>> start Data extract
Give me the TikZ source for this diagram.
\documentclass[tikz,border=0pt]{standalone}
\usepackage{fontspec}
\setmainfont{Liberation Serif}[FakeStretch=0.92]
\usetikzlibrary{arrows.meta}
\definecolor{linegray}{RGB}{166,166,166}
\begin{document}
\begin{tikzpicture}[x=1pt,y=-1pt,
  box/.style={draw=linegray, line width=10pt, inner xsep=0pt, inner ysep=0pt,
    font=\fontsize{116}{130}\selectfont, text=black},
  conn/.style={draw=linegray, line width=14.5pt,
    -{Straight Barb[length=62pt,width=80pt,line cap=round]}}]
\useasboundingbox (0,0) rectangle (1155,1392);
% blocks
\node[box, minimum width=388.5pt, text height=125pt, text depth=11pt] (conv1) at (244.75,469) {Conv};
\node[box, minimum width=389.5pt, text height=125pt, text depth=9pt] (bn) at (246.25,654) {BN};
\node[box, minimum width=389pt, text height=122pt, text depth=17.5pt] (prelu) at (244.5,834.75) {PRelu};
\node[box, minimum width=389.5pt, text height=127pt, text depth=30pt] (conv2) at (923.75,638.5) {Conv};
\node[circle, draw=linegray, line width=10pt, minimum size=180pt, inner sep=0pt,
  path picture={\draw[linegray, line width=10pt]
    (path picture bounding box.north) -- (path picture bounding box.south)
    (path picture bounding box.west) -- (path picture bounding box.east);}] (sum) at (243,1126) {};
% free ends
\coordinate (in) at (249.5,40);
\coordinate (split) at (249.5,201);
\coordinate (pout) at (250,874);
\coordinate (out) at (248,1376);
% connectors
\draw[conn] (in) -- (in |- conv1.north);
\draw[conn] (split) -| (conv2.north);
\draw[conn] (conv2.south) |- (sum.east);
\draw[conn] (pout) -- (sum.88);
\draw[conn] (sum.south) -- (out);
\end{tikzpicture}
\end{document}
>> end Data extract
Stated exercise: Reproduce the full listing exactly.

Solved problem:
Give me the TikZ source for this diagram.
\documentclass[tikz,border=0pt]{standalone}
\usepackage{fontspec}
\setmainfont{Liberation Serif}[FakeStretch=0.92]
\usetikzlibrary{arrows.meta}
\definecolor{linegray}{RGB}{166,166,166}
\begin{document}
\begin{tikzpicture}[x=1pt,y=-1pt,
  box/.style={draw=linegray, line width=10pt, inner xsep=0pt, inner ysep=0pt,
    font=\fontsize{116}{130}\selectfont, text=black},
  conn/.style={draw=linegray, line width=14.5pt,
    -{Straight Barb[length=62pt,width=80pt,line cap=round]}}]
\useasboundingbox (0,0) rectangle (1155,1392);
% blocks
\node[box, minimum width=388.5pt, text height=125pt, text depth=11pt] (conv1) at (244.75,469) {Conv};
\node[box, minimum width=389.5pt, text height=125pt, text depth=9pt] (bn) at (246.25,654) {BN};
\node[box, minimum width=389pt, text height=122pt, text depth=17.5pt] (prelu) at (244.5,834.75) {PRelu};
\node[box, minimum width=389.5pt, text height=127pt, text depth=30pt] (conv2) at (923.75,638.5) {Conv};
\node[circle, draw=linegray, line width=10pt, minimum size=180pt, inner sep=0pt,
  path picture={\draw[linegray, line width=10pt]
    (path picture bounding box.north) -- (path picture bounding box.south)
    (path picture bounding box.west) -- (path picture bounding box.east);}] (sum) at (243,1126) {};
% free ends
\coordinate (in) at (249.5,40);
\coordinate (split) at (249.5,201);
\coordinate (pout) at (250,874);
\coordinate (out) at (248,1376);
% connectors
\draw[conn] (in) -- (in |- conv1.north);
\draw[conn] (split) -| (conv2.north);
\draw[conn] (conv2.south) |- (sum.east);
\draw[conn] (pout) -- (sum.88);
\draw[conn] (sum.south) -- (out);
\end{tikzpicture}
\end{document}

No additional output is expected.